Revision – Apocalypse II is a 2009 drama/ horror film written and directed by Edwin Brienen. The film is an international co-production of Germany, Netherlands and the United States and celebrated its premiere at the Netherlands Film Festival in 2010.

==Plot==
A government-controlled society. Former nude model Traci (Eva Dorrepaal) has lost her grip on reality. She feels threatened by an invisible force, a ‘Big Brother’. Under influence of her photographer husband Charlie (Clayton Nemrow), she rejects God and surrenders herself to the ultimate act of evil: murder.
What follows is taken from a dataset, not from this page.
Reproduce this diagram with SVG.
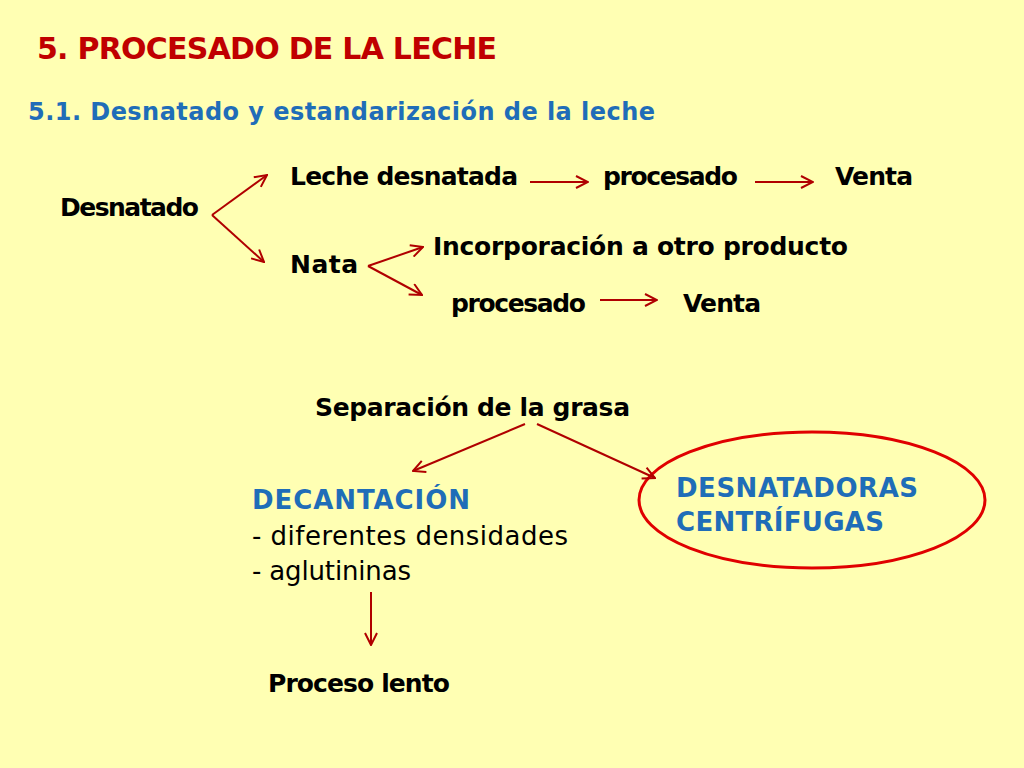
<svg xmlns="http://www.w3.org/2000/svg" width="1024" height="768" viewBox="0 0 1024 768">
<defs>
<style>
text{font-family:"DejaVu Sans","Liberation Sans",sans-serif;font-weight:bold;fill:#000}
.t{fill:#c00000;font-size:30px}
.s{fill:#1f6db8;font-size:24px}
.b{font-size:25px}
.bl{fill:#1f6db8;font-size:26px}
.r{font-weight:normal;font-size:26px}
.c line,.c path{stroke:#b00000;stroke-width:2;fill:none}
</style>
<marker id="ah" viewBox="0 0 14 14" refX="13" refY="7" markerWidth="14" markerHeight="14" markerUnits="userSpaceOnUse" orient="auto">
<path d="M1,1 L13,7 L1,13" fill="none" stroke="#b00000" stroke-width="2"/>
</marker>
</defs>
<rect width="1024" height="768" fill="#ffffb3"/>
<text class="t" x="37" y="59" textLength="460">5. PROCESADO DE LA LECHE</text>
<text class="s" x="28" y="120" textLength="627">5.1. Desnatado y estandarización de la leche</text>
<g id="desnatado"><text class="b" x="60" y="216" textLength="139">Desnatado</text></g>
<g id="leche-desnatada"><text class="b" x="290" y="185" textLength="228">Leche desnatada</text></g>
<g id="procesado1"><text class="b" x="603" y="185" textLength="135">procesado</text></g>
<g id="venta1"><text class="b" x="835" y="185" textLength="78">Venta</text></g>
<g id="nata"><text class="b" x="290" y="273" textLength="68">Nata</text></g>
<g id="incorporacion"><text class="b" x="433" y="255" textLength="415">Incorporación a otro producto</text></g>
<g id="procesado2"><text class="b" x="451" y="312" textLength="135">procesado</text></g>
<g id="venta2"><text class="b" x="683" y="312" textLength="78">Venta</text></g>
<g id="separacion"><text class="b" x="315" y="416" textLength="315">Separación de la grasa</text></g>
<g id="decantacion">
<text class="bl" x="252" y="509" textLength="218">DECANTACIÓN</text>
<text class="r" x="252" y="545" textLength="316">- diferentes densidades</text>
<text class="r" x="252" y="580" textLength="159">- aglutininas</text>
</g>
<g id="desnatadoras">
<ellipse cx="812" cy="500" rx="173" ry="68" fill="none" stroke="#e00000" stroke-width="3"/>
<text class="bl" x="676" y="497" textLength="242">DESNATADORAS</text>
<text class="bl" x="676" y="531" textLength="208">CENTRÍFUGAS</text>
</g>
<g id="proceso-lento"><text class="b" x="268" y="692" textLength="182">Proceso lento</text></g>
<g class="c" id="connectors">
<line x1="212" y1="215" x2="267" y2="175" marker-end="url(#ah)"/>
<line x1="212" y1="215" x2="264" y2="262" marker-end="url(#ah)"/>
<line x1="368" y1="266" x2="423" y2="247" marker-end="url(#ah)"/>
<line x1="368" y1="266" x2="422" y2="295" marker-end="url(#ah)"/>
<line x1="530" y1="182" x2="588" y2="182" marker-end="url(#ah)"/>
<line x1="755" y1="182" x2="813" y2="182" marker-end="url(#ah)"/>
<line x1="600" y1="300" x2="657" y2="300" marker-end="url(#ah)"/>
<line x1="525" y1="424" x2="413" y2="471" marker-end="url(#ah)"/>
<line x1="537" y1="424" x2="655" y2="478" marker-end="url(#ah)"/>
<line x1="371" y1="592" x2="371" y2="645" marker-end="url(#ah)"/>
</g>
</svg>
Outside the streets are burning. The return of a false Messiah causes destruction and chaos. Haunted by her inner-demon (Jacob Dove Basker), Traci slowly sinks into madness.

==Soundtrack==
All music was written and performed by the House of Destructo, a project of Dutch producer Vincent Koreman. The Horrorist makes an appearance with the song ‘Sex Machine’.

==Critical response==
"Inappropriate? Monstrous? Or is it crossing borders? And simply brilliant? It actually all fits: 'Revision' is eccentric and over-the-top. Brienen belongs to a small group of directors: you can love him and hate him at the same time."
-Filmkrant, Netherlands

==DVD==
European Filmfreak Distribution released the film in 2010. A North-American DVD release is scheduled for 21 August 2012 through MVD Visual.